Miriam Magall: „Kindheit in Ägypten". Roman.
Verlag Edition AV, Lich/Hessen 2016
335 Seiten, Broschur. Euro 18.00
ISBN 978-3-86841-111-9
Viel ist in den letzten Jahren in Europa die Rede von Flüchtlingen: aus Ländern, in denen Bürgerkrieg herrscht; aus Ländern, in denen der Islamische Staat Angst und Schrecken verbreitet; aus Afrika, die vor Gewalt und Hunger fliehen. Alle zieht es nach Europa. Eine Gruppe von Flüchtlingen, die praktisch völlig übersehen wird, sind die 850 000 Juden, die um die 1950er Jahre aus allen arabischen Ländern und dem Iran vertrieben werden. Um an diese Flüchtlinge zu erinnern, hat die Knesseth, das israelische Parlament, am 23. Juni 2014 ein Gesetz verabschiedet, das den 30. November als jährlichen landesweiten Gedenktag an diese Vertreibung von Juden aus arabischen Ländern und dem Iran festgelegt.

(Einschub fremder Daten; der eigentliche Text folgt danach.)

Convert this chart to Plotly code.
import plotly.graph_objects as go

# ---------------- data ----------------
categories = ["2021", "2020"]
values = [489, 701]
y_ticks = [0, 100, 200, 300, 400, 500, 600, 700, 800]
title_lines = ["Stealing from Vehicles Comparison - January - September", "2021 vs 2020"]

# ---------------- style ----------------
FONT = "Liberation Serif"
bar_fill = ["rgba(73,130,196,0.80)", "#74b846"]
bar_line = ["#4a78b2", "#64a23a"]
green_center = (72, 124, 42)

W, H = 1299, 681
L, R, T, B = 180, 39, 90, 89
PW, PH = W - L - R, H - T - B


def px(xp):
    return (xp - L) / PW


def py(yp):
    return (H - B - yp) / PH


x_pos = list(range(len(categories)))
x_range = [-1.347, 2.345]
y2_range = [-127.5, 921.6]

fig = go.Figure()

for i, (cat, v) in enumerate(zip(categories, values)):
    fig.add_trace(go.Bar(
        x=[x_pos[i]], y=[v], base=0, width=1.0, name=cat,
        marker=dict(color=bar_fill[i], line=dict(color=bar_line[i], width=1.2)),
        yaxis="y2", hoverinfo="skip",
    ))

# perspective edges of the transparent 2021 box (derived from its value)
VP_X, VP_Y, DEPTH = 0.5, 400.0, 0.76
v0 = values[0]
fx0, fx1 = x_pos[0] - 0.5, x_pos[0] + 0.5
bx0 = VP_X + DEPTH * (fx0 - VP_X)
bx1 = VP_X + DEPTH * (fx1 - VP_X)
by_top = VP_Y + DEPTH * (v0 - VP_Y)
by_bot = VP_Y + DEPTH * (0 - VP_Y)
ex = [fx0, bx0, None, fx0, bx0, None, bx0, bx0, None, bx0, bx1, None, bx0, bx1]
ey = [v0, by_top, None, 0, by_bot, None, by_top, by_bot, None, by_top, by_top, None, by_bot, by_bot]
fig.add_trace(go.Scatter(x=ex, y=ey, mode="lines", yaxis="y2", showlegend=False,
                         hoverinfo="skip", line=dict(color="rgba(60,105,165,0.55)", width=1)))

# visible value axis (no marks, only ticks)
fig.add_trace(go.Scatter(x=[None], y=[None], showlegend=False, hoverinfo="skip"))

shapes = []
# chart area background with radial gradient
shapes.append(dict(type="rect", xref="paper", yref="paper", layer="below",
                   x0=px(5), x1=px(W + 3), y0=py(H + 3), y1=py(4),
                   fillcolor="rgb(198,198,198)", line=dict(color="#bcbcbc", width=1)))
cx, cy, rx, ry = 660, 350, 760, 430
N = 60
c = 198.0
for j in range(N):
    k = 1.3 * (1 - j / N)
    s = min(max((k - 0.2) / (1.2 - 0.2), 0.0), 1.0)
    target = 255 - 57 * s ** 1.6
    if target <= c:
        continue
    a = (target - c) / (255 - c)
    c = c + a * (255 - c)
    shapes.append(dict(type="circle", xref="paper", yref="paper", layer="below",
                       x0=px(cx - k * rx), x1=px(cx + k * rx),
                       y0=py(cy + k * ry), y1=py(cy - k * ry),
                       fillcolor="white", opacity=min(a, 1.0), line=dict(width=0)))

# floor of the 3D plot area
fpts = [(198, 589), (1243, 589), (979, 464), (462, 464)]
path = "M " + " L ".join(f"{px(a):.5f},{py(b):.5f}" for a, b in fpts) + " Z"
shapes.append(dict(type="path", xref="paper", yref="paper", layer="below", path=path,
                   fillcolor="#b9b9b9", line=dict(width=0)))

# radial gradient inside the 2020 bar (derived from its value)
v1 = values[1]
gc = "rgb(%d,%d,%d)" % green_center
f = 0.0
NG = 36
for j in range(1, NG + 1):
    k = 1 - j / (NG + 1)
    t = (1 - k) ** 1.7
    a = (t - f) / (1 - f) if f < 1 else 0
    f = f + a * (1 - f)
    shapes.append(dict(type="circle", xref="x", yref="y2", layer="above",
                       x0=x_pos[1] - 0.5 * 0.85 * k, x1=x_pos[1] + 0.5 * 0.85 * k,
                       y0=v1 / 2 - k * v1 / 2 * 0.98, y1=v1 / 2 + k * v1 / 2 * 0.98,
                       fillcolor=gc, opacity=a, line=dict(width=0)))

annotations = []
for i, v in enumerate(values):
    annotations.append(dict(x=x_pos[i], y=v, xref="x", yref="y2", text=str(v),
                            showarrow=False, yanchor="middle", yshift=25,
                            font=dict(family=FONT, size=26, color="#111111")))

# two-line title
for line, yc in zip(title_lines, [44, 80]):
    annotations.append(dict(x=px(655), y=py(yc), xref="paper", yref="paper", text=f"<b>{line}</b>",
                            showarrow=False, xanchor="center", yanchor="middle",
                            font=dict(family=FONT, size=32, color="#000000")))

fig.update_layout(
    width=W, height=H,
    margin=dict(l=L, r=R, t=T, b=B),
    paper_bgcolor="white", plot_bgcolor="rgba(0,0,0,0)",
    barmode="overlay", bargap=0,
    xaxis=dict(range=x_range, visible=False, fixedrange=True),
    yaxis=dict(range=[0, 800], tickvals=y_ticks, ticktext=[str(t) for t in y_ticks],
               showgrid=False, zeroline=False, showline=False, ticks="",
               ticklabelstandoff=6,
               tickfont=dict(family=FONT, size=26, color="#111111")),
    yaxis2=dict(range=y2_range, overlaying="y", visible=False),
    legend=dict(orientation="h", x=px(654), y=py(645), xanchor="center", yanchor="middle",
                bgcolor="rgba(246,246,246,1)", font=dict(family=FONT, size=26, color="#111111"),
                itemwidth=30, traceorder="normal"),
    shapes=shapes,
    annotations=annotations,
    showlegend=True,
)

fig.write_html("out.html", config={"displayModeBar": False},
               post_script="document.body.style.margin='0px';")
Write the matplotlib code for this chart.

Um die Vertreibung von Juden aus einem arabischen Land geht es auch im hier vorgestellten Buch: „Kindheit in Ägypten" schildert ihre Geschichte. Seit Jahrhunderten lebt Familie Marzuk in Kairo in Ägypten, zusammen mit mehr als 75.000 anderen Juden, noch im Jahr 1948. Abraham Marzuk besitzt ein Geschäft im Goldmarkt von Kairo; Nonna herrscht über die vielköpfige Familie, insgesamt zwei Söhne und sechs Töchter.
Seit der Gründung des Staates Israel wird die Lage für die Juden in Ägypten zusehends prekärer, wird ihnen ihre Freiheit nach und nach beschnitten. Die Familie Marzuk erkennt frühzeitig, dass sie in diesem Land keine Zukunft mehr hat. Jedes Mitglied der Familie trifft für seine Zukunft eine andere Entscheidung. Josefs Mutter besteht auf Israel.
In Israel lernt Josef, seine eigenen Wünsche auch gegen den Willen der Eltern, vor allem gegen den seiner Mutter durchzusetzen. Ohne ihre Zustimmung heiratet er Tamar, eine Neueinwandererin aus England. Als das erste Kind des jungen Paares geboren wird, es ist kurz vor Pessach, verbringen sie das Fest zum ersten Mal bei Josefs Eltern. Die Eltern erzählen von ihrem Auszug aus Ägypten, die junge Frau erzählt von ihrem eigenen Auszug aus Ägypten. Josefs Mutter stockt der Atem. Das Unglück nimmt seinen Lauf ... Ach ja, Josef hat nie das Erbe seines Großvaters angetreten.
Viel wird der Lesende in diesem Buch über das Leben von Juden in einem arabischen Land und von ihren Traditionen erfahren. Denn wann immer die Familie zusammenkommt, um gemeinsam zu feiern oder zu trauern, erzählt man sich von vergangenen Ereignissen und Erlebnissen. Später berichten sie einander von ihren Erfahrungen als Neueinwanderer in Israel, als zu den rund 650 000 jüdischen Bewohnern des Landes zur Zeit der Gründung des Staates Israel im Mai 1948 und danach nicht nur der Großteil der aus den arabischen Länder und dem Iran Vertriebenen einwandern, sondern auch die Überlebenden der Schoa, die in Lagern in Europa und auf Zypern warten müssen, bis sich die Tore des Landes für sie öffnen. Eine gewaltige Kraftanstrengung für den gerade geborenen Staat, in dem es an allem fehlt, an natürlichen Rohstoffen, an Häusern und an Essen. Aber er schafft es. 70 Jahre später wird man in Israel keine Flüchtlinge aus arabischen Ländern in elenden Lagern mehr antreffen; sie wohnen in festen Häusern, verteilt über das ganze Land, von Metulla im Norden bis Elath im Süden. Es gibt Schulen, Universitäten mit herausragenden Wissenschaftlern, darunter nicht wenige die Nachfahren der aus den arabischen Ländern Vertriebenen, eine produktive Landwirtschaft und viele Museen sowie Konzert- und Theaterhallen.
Eine spannende und höchst informative Lektüre, bei der nicht nur über interessante Menschen und spannende Ereignisse zu erfahren ist, sondern ein Buch der Märchen und Legenden, erzählt von Miriam Magall, die sich in der Tradition der Maggidim, der alten Geschichtenerzähler Osteuropas versteht. Sehr zu empfehlen.